Dolphin

Greater London East - Hackney

A historic pub interior of national importance

Listed Status: II

165 Mare Street
Hackney
E8 3RH

Tel: (020) 8985 3727

Real Ale: Yes

Nearby Station: Hackney Downs

Station Distance: 1150m

Public Transport: Near Railway Station (Hackney Downs) and Bus Stop

Bus: Yes

View on: Whatpub

The exterior of this inner London pub belies the riches within. Much has changed since around 1900 when it was refitted but the wall tiling is a very special survival. The star feature is the right-hand wall which lined a former corridor. There are blue and white tiles with pairs of birds and swirling Arabesque patterns but near the entrance is a vast tile panel depicting the legend of Arion. On the other side of the pub an entrance panel depicts Diana the Huntress; then come more blue and white bird-and-foliage panels. As for the other fittings, the counter is largely of c.1900, as is the central stillion and remaining screenwork shows how the front part would have been divided into separate drinking spaces.
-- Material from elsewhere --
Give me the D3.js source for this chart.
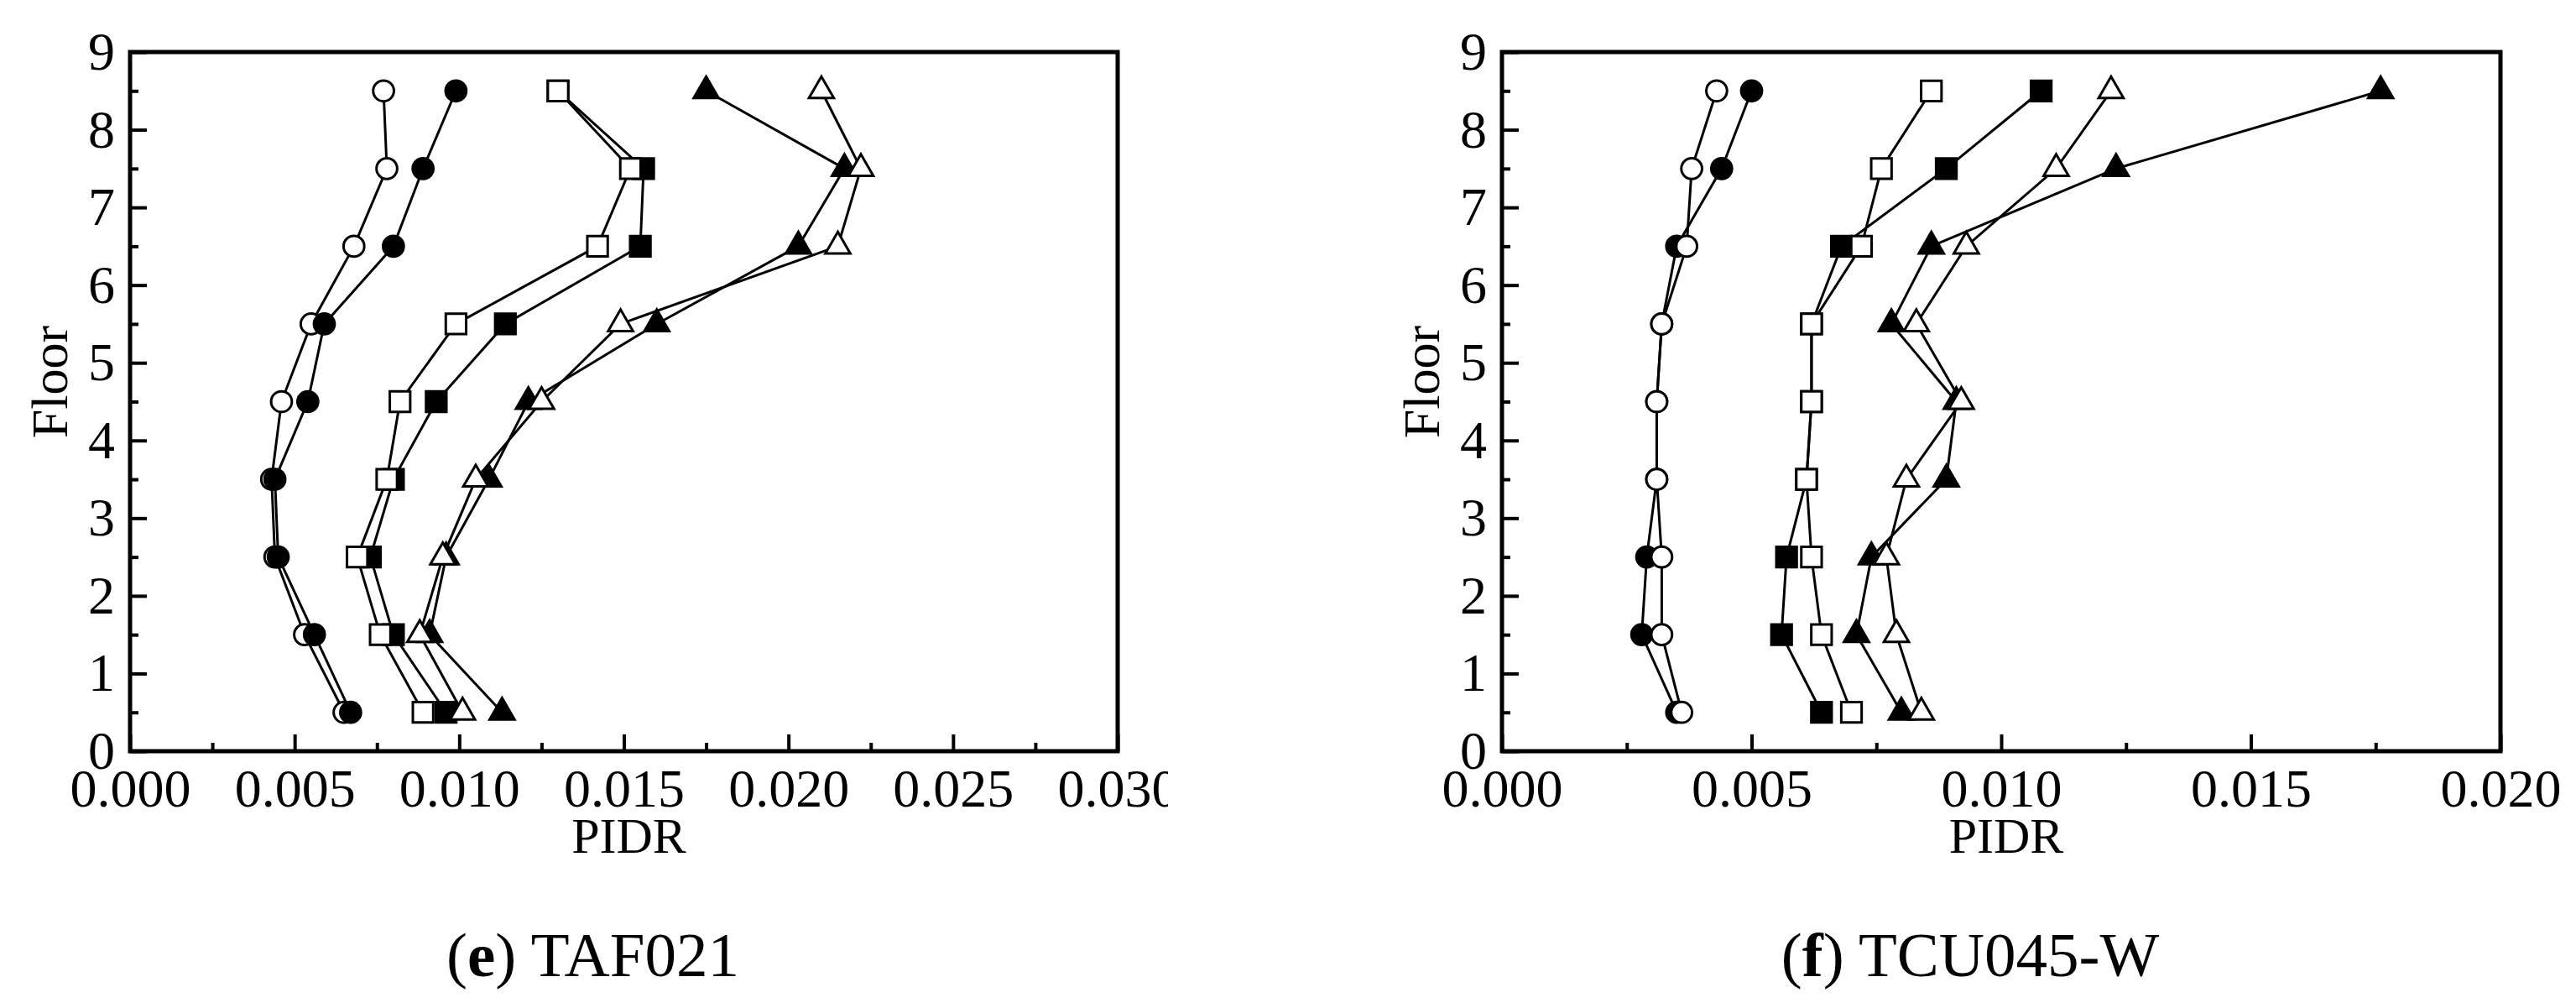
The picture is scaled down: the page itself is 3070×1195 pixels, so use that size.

The exterior of this inner London pub belies the riches within. Much has changed since around 1900 when it was refitted but the wall tiling is a very special survival. It is by W. B. Simpson and Sons who tiled many a London pub. The star feature is the right-hand wall which lined a former corridor (the floor footprint can still be easily seen).There are blue and white tiles with pairs of birds and swirling Arabesque patterns but near the entrance is a vast tile panel depicting the legend of Arion whose misfortune in being thrown overboard by avaricious sailors and then saved by a friendly dolphin is narrated in an inscription.

On the other side of the pub an entrance panel depicts Diana the Huntress; then come more blue and white bird-and-foliage panels.

Other magnificent displays of tiled paintings can be found at Café Royal, Edinburgh, Scotland; Mountain Daisy, Sunderland, Tyne & Wear; General Havelock, Hastings, East Sussex; Central Bar, Leith, Edinburgh, Scotland; Rose Villa Tavern, Hockley, Birmingham; St James Tavern, Soho, London W1; and Golden Cross, Cardiff, Glamorgan, Wales.

As for the other fittings, the counter is largely of c.1900, as is the central stillion. There is a separate room at the rear-left although its panelling seems modern. Other remaining screenwork shows how the front part of the pub would have been divided into separate drinking spaces.